> _EXERCISE_
Retype the opening lines of the listing below, ending with the line that contains "from matplotlib.patches import Polygon", and leave out any pictures.
+++ DATA SEGMENT
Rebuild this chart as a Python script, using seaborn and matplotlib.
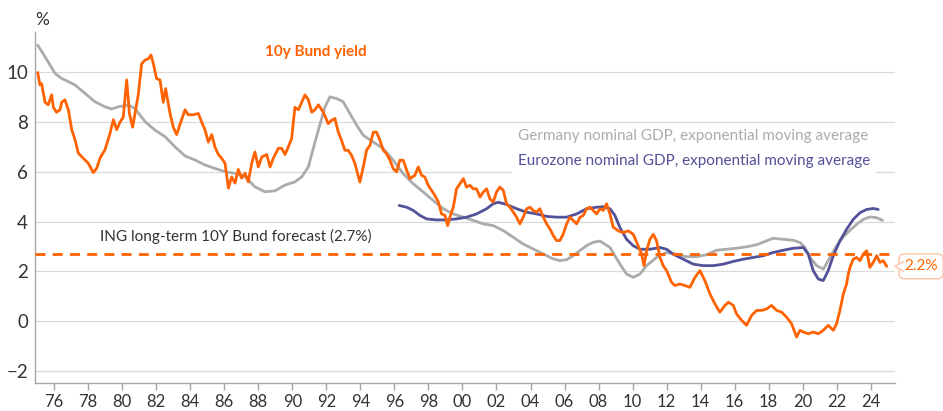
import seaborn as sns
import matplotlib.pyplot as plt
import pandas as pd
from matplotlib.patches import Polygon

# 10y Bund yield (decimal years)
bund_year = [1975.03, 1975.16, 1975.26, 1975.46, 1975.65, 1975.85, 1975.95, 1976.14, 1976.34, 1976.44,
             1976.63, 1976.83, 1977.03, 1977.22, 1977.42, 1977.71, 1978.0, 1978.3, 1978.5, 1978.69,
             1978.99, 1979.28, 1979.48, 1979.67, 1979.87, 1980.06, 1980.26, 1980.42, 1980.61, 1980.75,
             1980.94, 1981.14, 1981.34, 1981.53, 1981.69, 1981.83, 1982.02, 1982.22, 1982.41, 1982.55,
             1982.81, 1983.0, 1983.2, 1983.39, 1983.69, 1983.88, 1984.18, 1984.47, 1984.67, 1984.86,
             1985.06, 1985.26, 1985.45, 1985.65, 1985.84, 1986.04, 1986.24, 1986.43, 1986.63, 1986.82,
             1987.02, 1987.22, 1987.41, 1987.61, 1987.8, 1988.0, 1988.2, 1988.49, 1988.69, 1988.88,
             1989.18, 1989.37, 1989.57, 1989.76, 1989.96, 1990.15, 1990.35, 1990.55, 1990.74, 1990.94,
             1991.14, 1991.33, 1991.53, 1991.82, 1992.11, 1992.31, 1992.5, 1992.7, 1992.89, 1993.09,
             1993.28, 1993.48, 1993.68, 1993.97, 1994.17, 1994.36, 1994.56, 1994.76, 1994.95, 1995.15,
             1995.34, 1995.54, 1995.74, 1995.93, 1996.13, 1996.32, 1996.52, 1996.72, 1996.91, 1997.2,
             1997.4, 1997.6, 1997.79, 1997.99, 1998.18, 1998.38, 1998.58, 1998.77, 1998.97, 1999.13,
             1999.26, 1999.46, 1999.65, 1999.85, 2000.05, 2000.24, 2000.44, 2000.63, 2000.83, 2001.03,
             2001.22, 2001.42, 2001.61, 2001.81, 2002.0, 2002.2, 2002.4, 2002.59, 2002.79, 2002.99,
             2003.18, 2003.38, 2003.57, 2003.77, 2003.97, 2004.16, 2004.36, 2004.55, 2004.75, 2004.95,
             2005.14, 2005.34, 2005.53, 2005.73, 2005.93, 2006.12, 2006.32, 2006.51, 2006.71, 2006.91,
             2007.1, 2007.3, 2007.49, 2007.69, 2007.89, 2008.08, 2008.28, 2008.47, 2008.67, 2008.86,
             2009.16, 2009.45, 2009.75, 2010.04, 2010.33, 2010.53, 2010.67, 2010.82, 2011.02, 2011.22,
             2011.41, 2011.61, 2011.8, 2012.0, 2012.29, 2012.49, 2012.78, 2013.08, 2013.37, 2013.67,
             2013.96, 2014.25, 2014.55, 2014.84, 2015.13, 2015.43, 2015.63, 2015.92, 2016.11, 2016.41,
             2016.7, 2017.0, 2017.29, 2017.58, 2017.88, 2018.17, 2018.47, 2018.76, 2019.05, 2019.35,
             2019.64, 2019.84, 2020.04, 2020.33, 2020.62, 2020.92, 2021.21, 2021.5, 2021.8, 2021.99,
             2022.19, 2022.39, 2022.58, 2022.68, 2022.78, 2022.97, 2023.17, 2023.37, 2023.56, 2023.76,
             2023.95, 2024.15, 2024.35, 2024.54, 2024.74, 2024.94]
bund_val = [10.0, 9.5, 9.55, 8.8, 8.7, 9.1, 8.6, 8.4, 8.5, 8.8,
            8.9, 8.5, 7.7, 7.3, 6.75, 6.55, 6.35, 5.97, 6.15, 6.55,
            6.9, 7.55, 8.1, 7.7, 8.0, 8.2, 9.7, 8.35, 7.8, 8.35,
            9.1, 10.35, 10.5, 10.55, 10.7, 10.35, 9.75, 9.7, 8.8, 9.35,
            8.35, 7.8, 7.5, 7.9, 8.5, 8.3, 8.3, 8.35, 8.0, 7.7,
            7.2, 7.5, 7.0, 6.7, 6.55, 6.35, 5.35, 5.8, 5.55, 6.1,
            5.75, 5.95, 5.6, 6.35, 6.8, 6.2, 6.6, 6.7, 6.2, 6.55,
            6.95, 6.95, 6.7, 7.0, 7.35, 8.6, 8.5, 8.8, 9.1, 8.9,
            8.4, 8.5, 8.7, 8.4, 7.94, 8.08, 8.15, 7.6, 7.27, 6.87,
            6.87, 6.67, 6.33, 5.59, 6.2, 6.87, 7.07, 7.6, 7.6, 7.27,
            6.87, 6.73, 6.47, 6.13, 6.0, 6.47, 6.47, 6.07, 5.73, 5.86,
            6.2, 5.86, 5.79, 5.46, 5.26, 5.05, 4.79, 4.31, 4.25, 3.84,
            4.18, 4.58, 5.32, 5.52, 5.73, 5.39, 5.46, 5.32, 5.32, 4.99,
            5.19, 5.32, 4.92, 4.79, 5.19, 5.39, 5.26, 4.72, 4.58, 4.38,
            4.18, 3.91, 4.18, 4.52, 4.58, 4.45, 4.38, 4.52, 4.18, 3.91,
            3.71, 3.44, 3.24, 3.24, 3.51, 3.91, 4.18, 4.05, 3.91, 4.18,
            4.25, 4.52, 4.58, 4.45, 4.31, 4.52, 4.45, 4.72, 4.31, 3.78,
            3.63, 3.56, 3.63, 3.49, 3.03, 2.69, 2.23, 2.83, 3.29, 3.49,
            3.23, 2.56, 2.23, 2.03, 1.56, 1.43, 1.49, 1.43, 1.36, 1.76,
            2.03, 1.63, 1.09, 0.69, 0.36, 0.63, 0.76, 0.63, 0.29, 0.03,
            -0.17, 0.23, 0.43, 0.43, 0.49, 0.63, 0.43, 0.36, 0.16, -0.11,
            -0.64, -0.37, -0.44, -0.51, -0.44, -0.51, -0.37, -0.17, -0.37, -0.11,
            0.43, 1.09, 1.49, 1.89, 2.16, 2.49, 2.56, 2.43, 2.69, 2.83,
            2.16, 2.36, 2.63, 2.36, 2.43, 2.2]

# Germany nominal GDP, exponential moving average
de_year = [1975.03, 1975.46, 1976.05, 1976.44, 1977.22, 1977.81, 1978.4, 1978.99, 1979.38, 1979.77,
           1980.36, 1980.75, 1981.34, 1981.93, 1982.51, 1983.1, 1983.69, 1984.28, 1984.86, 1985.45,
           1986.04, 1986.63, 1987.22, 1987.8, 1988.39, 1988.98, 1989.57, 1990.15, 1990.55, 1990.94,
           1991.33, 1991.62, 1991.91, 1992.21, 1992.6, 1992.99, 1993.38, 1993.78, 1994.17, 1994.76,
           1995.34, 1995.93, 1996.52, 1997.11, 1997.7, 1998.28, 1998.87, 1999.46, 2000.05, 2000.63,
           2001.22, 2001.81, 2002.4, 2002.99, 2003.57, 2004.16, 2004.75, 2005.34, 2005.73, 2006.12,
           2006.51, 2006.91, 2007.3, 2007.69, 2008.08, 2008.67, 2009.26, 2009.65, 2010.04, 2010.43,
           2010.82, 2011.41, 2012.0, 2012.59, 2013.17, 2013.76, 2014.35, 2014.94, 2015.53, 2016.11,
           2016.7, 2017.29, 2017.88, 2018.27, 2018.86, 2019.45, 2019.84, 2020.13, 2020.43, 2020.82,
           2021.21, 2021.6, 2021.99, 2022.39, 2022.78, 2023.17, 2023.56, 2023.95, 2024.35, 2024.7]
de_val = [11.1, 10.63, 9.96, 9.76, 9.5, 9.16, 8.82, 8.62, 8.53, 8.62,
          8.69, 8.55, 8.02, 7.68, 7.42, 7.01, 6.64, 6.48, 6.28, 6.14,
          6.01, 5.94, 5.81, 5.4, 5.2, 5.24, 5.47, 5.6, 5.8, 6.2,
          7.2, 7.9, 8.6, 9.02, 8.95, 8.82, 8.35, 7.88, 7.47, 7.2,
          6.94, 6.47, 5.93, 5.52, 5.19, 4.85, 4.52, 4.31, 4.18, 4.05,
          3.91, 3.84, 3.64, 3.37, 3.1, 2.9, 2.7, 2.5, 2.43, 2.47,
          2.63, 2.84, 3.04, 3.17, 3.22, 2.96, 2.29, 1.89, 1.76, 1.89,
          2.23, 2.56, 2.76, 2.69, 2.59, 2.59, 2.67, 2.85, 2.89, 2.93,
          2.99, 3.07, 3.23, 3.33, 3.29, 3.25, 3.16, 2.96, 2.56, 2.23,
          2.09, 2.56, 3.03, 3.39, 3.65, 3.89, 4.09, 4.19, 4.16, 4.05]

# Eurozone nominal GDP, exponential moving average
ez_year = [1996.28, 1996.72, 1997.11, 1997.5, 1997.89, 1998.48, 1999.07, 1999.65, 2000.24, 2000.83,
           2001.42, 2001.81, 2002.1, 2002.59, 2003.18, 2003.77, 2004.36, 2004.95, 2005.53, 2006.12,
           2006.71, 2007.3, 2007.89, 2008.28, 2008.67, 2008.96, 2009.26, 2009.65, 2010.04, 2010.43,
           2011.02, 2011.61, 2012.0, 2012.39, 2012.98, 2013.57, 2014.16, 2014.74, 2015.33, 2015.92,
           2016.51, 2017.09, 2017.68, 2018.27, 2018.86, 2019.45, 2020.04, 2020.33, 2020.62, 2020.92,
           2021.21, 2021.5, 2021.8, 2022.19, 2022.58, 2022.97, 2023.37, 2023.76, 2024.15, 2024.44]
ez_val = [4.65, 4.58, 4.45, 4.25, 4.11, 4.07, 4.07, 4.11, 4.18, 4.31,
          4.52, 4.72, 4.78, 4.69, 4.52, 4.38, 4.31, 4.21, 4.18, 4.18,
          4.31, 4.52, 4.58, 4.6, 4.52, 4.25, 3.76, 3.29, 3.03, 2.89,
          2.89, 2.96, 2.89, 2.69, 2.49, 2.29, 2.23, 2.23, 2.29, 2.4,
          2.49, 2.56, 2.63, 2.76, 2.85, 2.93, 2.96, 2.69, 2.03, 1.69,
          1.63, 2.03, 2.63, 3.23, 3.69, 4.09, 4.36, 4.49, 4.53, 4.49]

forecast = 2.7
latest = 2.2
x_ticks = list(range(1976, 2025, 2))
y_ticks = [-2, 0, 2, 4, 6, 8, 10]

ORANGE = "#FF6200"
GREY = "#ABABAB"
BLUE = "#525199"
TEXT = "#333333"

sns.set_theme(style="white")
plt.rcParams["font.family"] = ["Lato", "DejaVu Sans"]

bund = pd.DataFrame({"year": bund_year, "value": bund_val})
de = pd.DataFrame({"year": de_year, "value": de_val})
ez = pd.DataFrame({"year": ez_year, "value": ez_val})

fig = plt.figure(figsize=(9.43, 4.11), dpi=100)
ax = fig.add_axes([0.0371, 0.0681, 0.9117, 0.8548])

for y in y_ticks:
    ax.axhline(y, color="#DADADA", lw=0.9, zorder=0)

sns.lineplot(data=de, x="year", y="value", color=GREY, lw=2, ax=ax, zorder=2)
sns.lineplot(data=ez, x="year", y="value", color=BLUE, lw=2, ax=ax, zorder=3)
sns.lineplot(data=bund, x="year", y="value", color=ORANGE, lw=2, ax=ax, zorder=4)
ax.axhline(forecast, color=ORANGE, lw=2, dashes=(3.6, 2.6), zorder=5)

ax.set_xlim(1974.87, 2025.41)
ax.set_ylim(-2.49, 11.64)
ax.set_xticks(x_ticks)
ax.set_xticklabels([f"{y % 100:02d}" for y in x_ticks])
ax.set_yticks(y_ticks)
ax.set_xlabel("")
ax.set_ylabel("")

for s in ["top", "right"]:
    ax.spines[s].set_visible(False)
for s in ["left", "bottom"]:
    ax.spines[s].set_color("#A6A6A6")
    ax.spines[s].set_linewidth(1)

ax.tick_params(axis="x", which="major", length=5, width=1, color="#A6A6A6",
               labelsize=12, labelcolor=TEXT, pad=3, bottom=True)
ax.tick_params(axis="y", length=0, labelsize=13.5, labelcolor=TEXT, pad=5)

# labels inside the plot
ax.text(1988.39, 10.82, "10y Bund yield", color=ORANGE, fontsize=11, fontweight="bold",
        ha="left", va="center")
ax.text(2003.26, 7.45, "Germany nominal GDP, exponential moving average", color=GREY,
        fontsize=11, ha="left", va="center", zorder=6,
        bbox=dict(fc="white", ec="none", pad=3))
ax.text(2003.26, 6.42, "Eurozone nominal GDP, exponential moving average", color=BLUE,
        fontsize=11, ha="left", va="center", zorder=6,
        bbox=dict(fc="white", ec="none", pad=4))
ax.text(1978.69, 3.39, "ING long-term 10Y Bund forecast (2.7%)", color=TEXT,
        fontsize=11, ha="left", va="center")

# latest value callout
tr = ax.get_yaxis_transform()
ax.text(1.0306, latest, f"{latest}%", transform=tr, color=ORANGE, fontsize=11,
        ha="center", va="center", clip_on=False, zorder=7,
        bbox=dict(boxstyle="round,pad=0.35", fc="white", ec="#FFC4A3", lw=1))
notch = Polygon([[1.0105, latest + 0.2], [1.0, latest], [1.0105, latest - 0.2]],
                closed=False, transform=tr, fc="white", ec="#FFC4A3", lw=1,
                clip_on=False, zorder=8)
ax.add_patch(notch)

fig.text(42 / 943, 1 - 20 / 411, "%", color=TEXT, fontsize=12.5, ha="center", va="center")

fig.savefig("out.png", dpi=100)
++++++
> _RESULT BELOW_
Rebuild this chart as a Python script, using seaborn and matplotlib.
import seaborn as sns
import matplotlib.pyplot as plt
import pandas as pd
from matplotlib.patches import Polygon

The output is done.